Encounter-based worms: Analysis and Defense

TL;DR

This paper models and analyzes worm propagation in encounter-based wireless networks, proposing automated beneficial worm generation as a defense mechanism, with findings highlighting the importance of immunization and timely deployment.

Contribution

It introduces a mathematical model of worm interactions in encounter-based networks and validates it with simulations, providing insights for developing counter-worm protocols.

Findings

Immunization reduces worm infection linearly.

On-off behavior affects infection duration.

Encounter patterns are bursty and non-uniform.

Abstract

Encounter-based network is a frequently-disconnected wireless ad-hoc network requiring immediate neighbors to store and forward aggregated data for information disseminations. Using traditional approaches such as gateways or firewalls for deterring worm propagation in encounter-based networks is inappropriate. We propose the worm interaction approach that relies upon automated beneficial worm generation aiming to alleviate problems of worm propagations in such networks. To understand the dynamic of worm interactions and its performance, we mathematically model worm interactions based on major worm interaction factors including worm interaction types, network characteristics, and node characteristics using ordinary differential equations and analyze their effects on our proposed metrics. We validate our proposed model using extensive synthetic and trace-driven simulations. We find that, all worm interaction factors significantly affect the pattern of worm propagations. For example, immunization linearly decreases the infection of susceptible nodes while on-off behavior only impacts the duration of infection.
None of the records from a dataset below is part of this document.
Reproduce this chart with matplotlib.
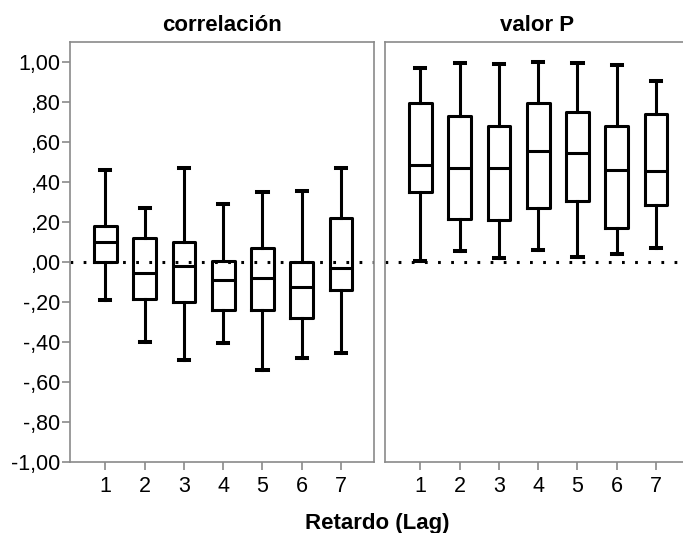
import matplotlib
matplotlib.use("Agg")
import matplotlib.pyplot as plt

# ─── Data ──────────────────────────────────────────────────────────────────────

LAGS = [1, 2, 3, 4, 5, 6, 7]

# correlación panel
CORR_WHISLO = [-0.19, -0.40, -0.49, -0.405, -0.54, -0.48, -0.455]
CORR_Q1     = [0.00, -0.185, -0.20, -0.24, -0.24, -0.28, -0.14]
CORR_MED    = [0.10, -0.055, -0.02, -0.09, -0.08, -0.125, -0.03]
CORR_Q3     = [0.18, 0.12, 0.10, 0.005, 0.07, 0.00, 0.22]
CORR_WHISHI = [0.46, 0.27, 0.47, 0.29, 0.35, 0.355, 0.47]

# valor P panel
PVAL_WHISLO = [0.005, 0.057, 0.02, 0.06, 0.025, 0.04, 0.07]
PVAL_Q1     = [0.35, 0.215, 0.21, 0.27, 0.305, 0.17, 0.285]
PVAL_MED    = [0.487, 0.47, 0.47, 0.553, 0.543, 0.46, 0.455]
PVAL_Q3     = [0.795, 0.73, 0.68, 0.795, 0.75, 0.68, 0.74]
PVAL_WHISHI = [0.97, 0.995, 0.99, 1.00, 0.995, 0.985, 0.905]

YTICKS       = [-1.0, -0.8, -0.6, -0.4, -0.2, 0.0, 0.2, 0.4, 0.6, 0.8, 1.0]
YTICK_LABELS = ["-1,00", "-,80", "-,60", "-,40", "-,20", ",00",
                ",20", ",40", ",60", ",80", "1,00"]

PANEL_TITLES = ["correlación", "valor P"]
X_LABEL = "Retardo (Lag)"

FRAME_GRAY = "#8a8a8a"
FONT = "Liberation Sans"


def make_stats(lo, q1, med, q3, hi):
    return [
        {"whislo": a, "q1": b, "med": c, "q3": d, "whishi": e, "fliers": []}
        for a, b, c, d, e in zip(lo, q1, med, q3, hi)
    ]


plt.rcParams["font.family"] = [FONT, "DejaVu Sans"]

fig = plt.figure(figsize=(6.83, 5.33), dpi=100, facecolor="white")
ax_l = fig.add_axes([0.1025, 0.1332, 0.4451, 0.788])
ax_r = fig.add_axes([0.5637, 0.1332, 0.4451, 0.788])

panels = [
    (ax_l, make_stats(CORR_WHISLO, CORR_Q1, CORR_MED, CORR_Q3, CORR_WHISHI)),
    (ax_r, make_stats(PVAL_WHISLO, PVAL_Q1, PVAL_MED, PVAL_Q3, PVAL_WHISHI)),
]

line_kw = dict(color="black", linewidth=2.2)

for (ax, stats), title in zip(panels, PANEL_TITLES):
    ax.bxp(
        stats, positions=LAGS, widths=0.58, showfliers=False,
        boxprops=line_kw, medianprops=line_kw,
        whiskerprops=line_kw, capprops=dict(color="black", linewidth=2.9),
        capwidths=0.26,
    )
    # dotted reference line at zero
    ax.axhline(0, color="black", linewidth=2.2, linestyle=(0, (0.9, 3.4)),
               zorder=0.5)

    ax.set_xlim(0.1, 7.84)
    ax.set_ylim(-1.0, 1.1)
    ax.set_xticks(LAGS)
    ax.set_xticklabels([str(v) for v in LAGS])
    ax.set_title(title, fontsize=16, fontweight="bold", pad=8)

    for sp in ax.spines.values():
        sp.set_color(FRAME_GRAY)
        sp.set_linewidth(1.2)
    ax.tick_params(axis="x", colors=FRAME_GRAY, length=6, width=1.2,
                   labelcolor="black", labelsize=15.5, pad=4)

# left panel keeps the y axis
ax_l.set_yticks(YTICKS)
ax_l.set_yticklabels(YTICK_LABELS)
ax_l.tick_params(axis="y", colors=FRAME_GRAY, length=6, width=1.2,
                 labelcolor="black", labelsize=15.5, pad=1)

# right panel: no y ticks
ax_r.set_yticks([])

fig.text(0.553, 0.0075, X_LABEL, ha="center", va="baseline",
         fontsize=16, fontweight="bold")

fig.savefig("out.png", dpi=100)
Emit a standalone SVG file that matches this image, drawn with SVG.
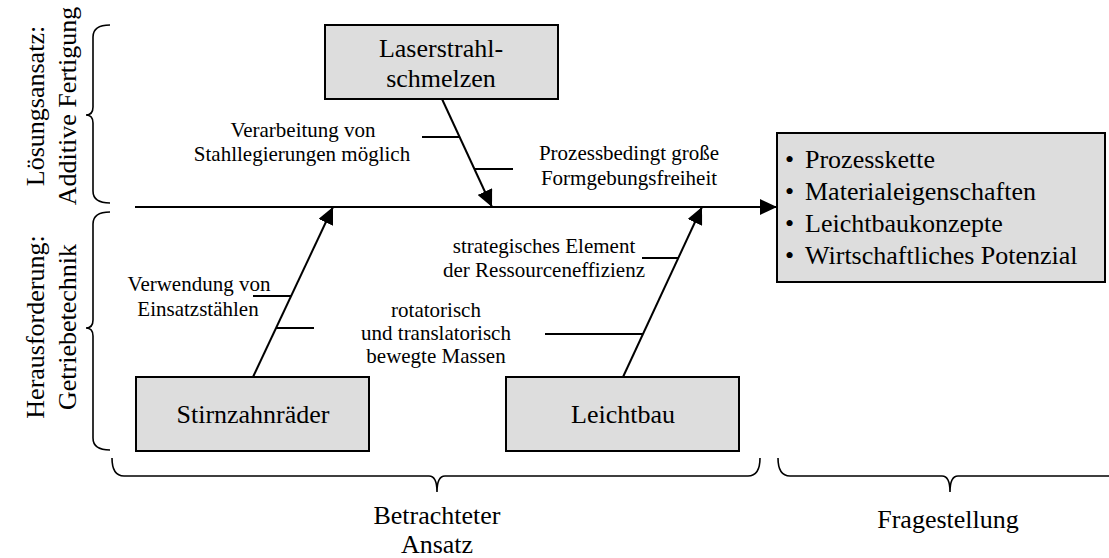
<svg xmlns="http://www.w3.org/2000/svg" width="1109" height="558" viewBox="0 0 1109 558">
<style>
.box{fill:#dddddd;stroke:#000;stroke-width:2}
.ln{stroke:#000;stroke-width:2;fill:none}
.br{stroke:#000;stroke-width:1.6;fill:none}
.tx{font-family:"Liberation Serif","Times New Roman",serif;fill:#000}
.t{font-size:26px;text-anchor:middle}
.l{font-size:21px;text-anchor:middle}
.b{font-size:26px;text-anchor:start}
</style>
<defs>
<marker id="ah" markerUnits="userSpaceOnUse" markerWidth="18" markerHeight="16" refX="17" refY="8" orient="auto">
<path d="M0,0 L17,8 L0,16 Z" fill="#000"/>
</marker>
</defs>
<rect width="1109" height="558" fill="#fff"/>
<g id="connectors">
<line class="ln" x1="135" y1="207" x2="777" y2="207" marker-end="url(#ah)"/>
<line class="ln" x1="442" y1="99" x2="492" y2="207" marker-end="url(#ah)"/>
<line class="ln" x1="253" y1="377" x2="333" y2="207" marker-end="url(#ah)"/>
<line class="ln" x1="623" y1="377" x2="702" y2="207" marker-end="url(#ah)"/>
<line class="ln" x1="422" y1="137" x2="459" y2="137"/>
<line class="ln" x1="474" y1="169" x2="513" y2="169"/>
<line class="ln" x1="253" y1="296" x2="291" y2="296"/>
<line class="ln" x1="276" y1="328" x2="314" y2="328"/>
<line class="ln" x1="642" y1="258" x2="679" y2="258"/>
<line class="ln" x1="545" y1="334" x2="643" y2="334"/>
</g>
<g id="brace-loesung"><path class="br" d="M110,25 Q93,25 93,37 L93,107 Q93,115 86,115 Q93,115 93,123 L93,191 Q93,203 110,203"/></g>
<g id="brace-heraus"><path class="br" d="M110,212 Q93,212 93,224 L93,320 Q93,328 86,328 Q93,328 93,336 L93,438 Q93,450 110,450"/></g>
<g id="brace-ansatz"><path class="br" d="M112,458 Q112,476 124,476 L429,476 Q437,476 437,492 Q437,476 445,476 L748,476 Q760,476 760,458"/></g>
<g id="brace-frage"><path class="br" d="M778,458 Q778,476 790,476 L942,476 Q950,476 950,492 Q950,476 958,476 L1109,476"/></g>
<g class="tx">
<g id="label-loesung">
<text class="t" transform="translate(44,106) rotate(-90)">Lösungsansatz:</text>
<text class="t" transform="translate(76,106) rotate(-90)">Additive Fertigung</text>
</g>
<g id="label-heraus">
<text class="t" transform="translate(44,327) rotate(-90)">Herausforderung:</text>
<text class="t" transform="translate(76,327) rotate(-90)">Getriebetechnik</text>
</g>
<g id="laser">
<rect class="box" x="325" y="25" width="233" height="74"/>
<text class="t" x="441" y="57">Laserstrahl-</text>
<text class="t" x="441" y="87">schmelzen</text>
</g>
<g id="stirn">
<rect class="box" x="136" y="377" width="233" height="74"/>
<text class="t" x="253" y="423">Stirnzahnräder</text>
</g>
<g id="leicht">
<rect class="box" x="506" y="377" width="233" height="74"/>
<text class="t" x="623" y="423">Leichtbau</text>
</g>
<g id="frage-box">
<rect class="box" x="777" y="133" width="328" height="149"/>
<text class="b" y="168"><tspan x="785">•</tspan><tspan x="805">Prozesskette</tspan></text>
<text class="b" y="200"><tspan x="785">•</tspan><tspan x="805">Materialeigenschaften</tspan></text>
<text class="b" y="232"><tspan x="785">•</tspan><tspan x="805">Leichtbaukonzepte</tspan></text>
<text class="b" y="264"><tspan x="785">•</tspan><tspan x="805">Wirtschaftliches Potenzial</tspan></text>
</g>
<g id="labels">
<text class="l" x="303" y="137">Verarbeitung von</text>
<text class="l" x="302" y="161">Stahllegierungen möglich</text>
<text class="l" x="629" y="160">Prozessbedingt große</text>
<text class="l" x="629" y="185">Formgebungsfreiheit</text>
<text class="l" x="544" y="253">strategisches Element</text>
<text class="l" x="544" y="277">der Ressourceneffizienz</text>
<text class="l" x="199" y="291">Verwendung von</text>
<text class="l" x="198" y="316">Einsatzstählen</text>
<text class="l" x="436" y="317">rotatorisch</text>
<text class="l" x="436" y="340">und translatorisch</text>
<text class="l" x="436" y="363">bewegte Massen</text>
</g>
<g id="bottom-labels">
<text class="t" x="437" y="524">Betrachteter</text>
<text class="t" x="437" y="553">Ansatz</text>
<text class="t" x="948" y="528">Fragestellung</text>
</g>
</g>
</svg>
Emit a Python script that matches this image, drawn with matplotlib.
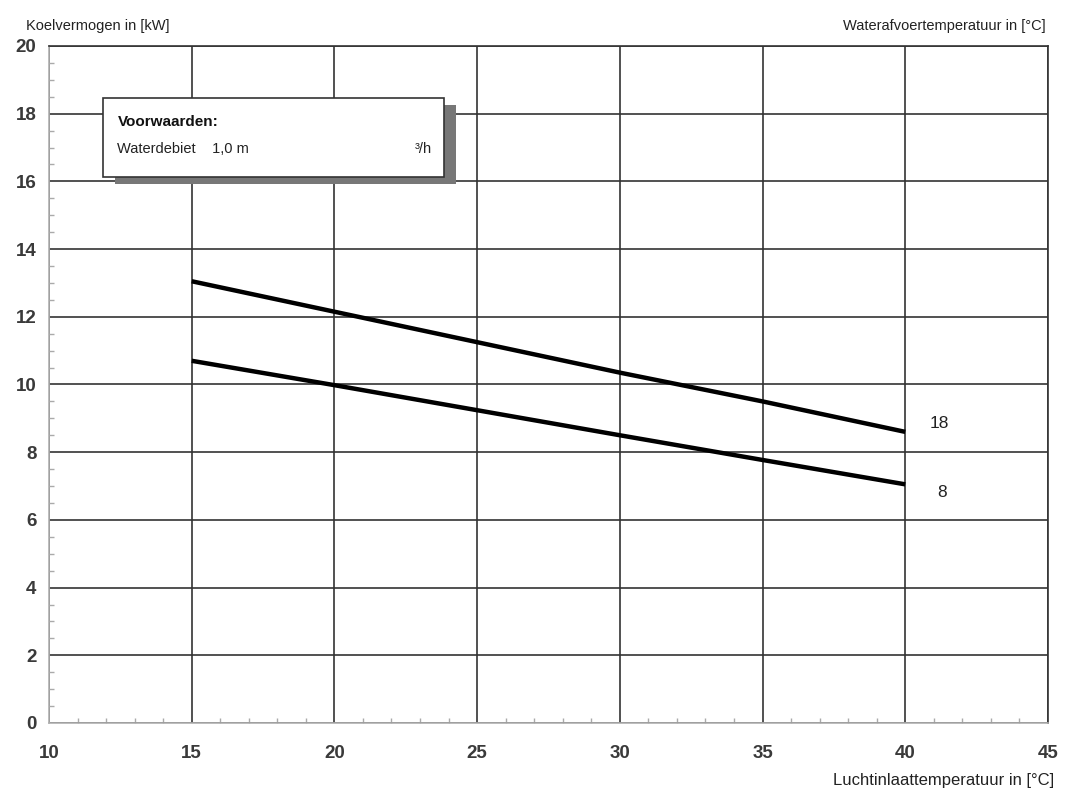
import matplotlib.pyplot as plt
from matplotlib.patches import Rectangle
from matplotlib.ticker import MultipleLocator

plt.rcParams['font.family'] = ['Liberation Sans', 'DejaVu Sans']

# luchtinlaattemperatuur [°C] en koelvermogen [kW]
temp = [15, 20, 25, 30, 35, 40]
kw_18 = [13.05, 12.15, 11.25, 10.35, 9.5, 8.6]
kw_8 = [10.7, 9.98, 9.24, 8.5, 7.77, 7.05]
curve_labels = ['18', '8']

fig = plt.figure(figsize=(10.65, 8.01), dpi=100)
ax = fig.add_axes([0.046, 0.0974, 0.938, 0.8452])

ax.set_xlim(10, 45)
ax.set_ylim(0, 20)
ax.xaxis.set_major_locator(MultipleLocator(5))
ax.yaxis.set_major_locator(MultipleLocator(2))
ax.xaxis.set_minor_locator(MultipleLocator(1))
ax.yaxis.set_minor_locator(MultipleLocator(0.5))
ax.grid(True, which='major', color='#333333', linewidth=1.2)
ax.set_axisbelow(True)

ax.tick_params(which='major', length=0, labelsize=13.5, labelcolor='#3a3a3a')
ax.tick_params(axis='x', which='major', pad=16)
ax.tick_params(axis='y', which='major', pad=9)
ax.tick_params(which='minor', direction='in', length=3.5, color='#aaaaaa', width=1)
for lab in ax.get_xticklabels() + ax.get_yticklabels():
    lab.set_fontweight('bold')

ax.spines['left'].set_color('#b0b0b0')
ax.spines['bottom'].set_color('#b0b0b0')
ax.spines['top'].set_color('#333333')
ax.spines['right'].set_color('#333333')
for s in ax.spines.values():
    s.set_linewidth(1.2)

ax.plot(temp, kw_18, color='black', linewidth=3.2, solid_capstyle='butt', zorder=3)
ax.plot(temp, kw_8, color='black', linewidth=3.2, solid_capstyle='butt', zorder=3)
ax.text(41.2, kw_18[-1] + 0.25, curve_labels[0], fontsize=12.5, color='#222222', ha='center', va='center')
ax.text(41.3, kw_8[-1] - 0.25, curve_labels[1], fontsize=12.5, color='#222222', ha='center', va='center')

# voorwaarden-kader met schaduw
ax.add_patch(Rectangle((12.3, 15.93), 11.97, 2.33, facecolor='#777777', edgecolor='none', zorder=4))
ax.add_patch(Rectangle((11.89, 16.13), 11.95, 2.33, facecolor='white', edgecolor='#333333', linewidth=1.2, zorder=5))
ax.text(12.4, 17.75, 'Voorwaarden:', fontsize=11, fontweight='bold', color='#111111', va='center', zorder=6)
ax.text(12.4, 16.95, 'Waterdebiet    1,0 m', fontsize=10.5, color='#222222', va='center', zorder=6)
ax.text(23.4, 16.95, '³/h', fontsize=10.5, color='#222222', va='center', ha='right', zorder=6)

fig.text(0.024, 0.967, 'Koelvermogen in [kW]', fontsize=10.5, color='#222222', va='center')
fig.text(0.982, 0.967, 'Waterafvoertemperatuur in [°C]', fontsize=10.5, color='#222222', va='center', ha='right')
fig.text(0.99, 0.026, 'Luchtinlaattemperatuur in [°C]', fontsize=12, color='#222222', va='center', ha='right')

fig.savefig('out.png', dpi=100)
Using realistic mobile network measurements, we find that encounters are bursty, multi-group and non-uniform. The trends from the trace-driven simulations are consistent with the model, in general. Immunization and timely deployment seem to be the most effective to counter the worm attacks in such scenarios while cooperation may help in a specific case. These findings provide insight that we hope would aid to develop counter-worm protocols in future encounter-based networks.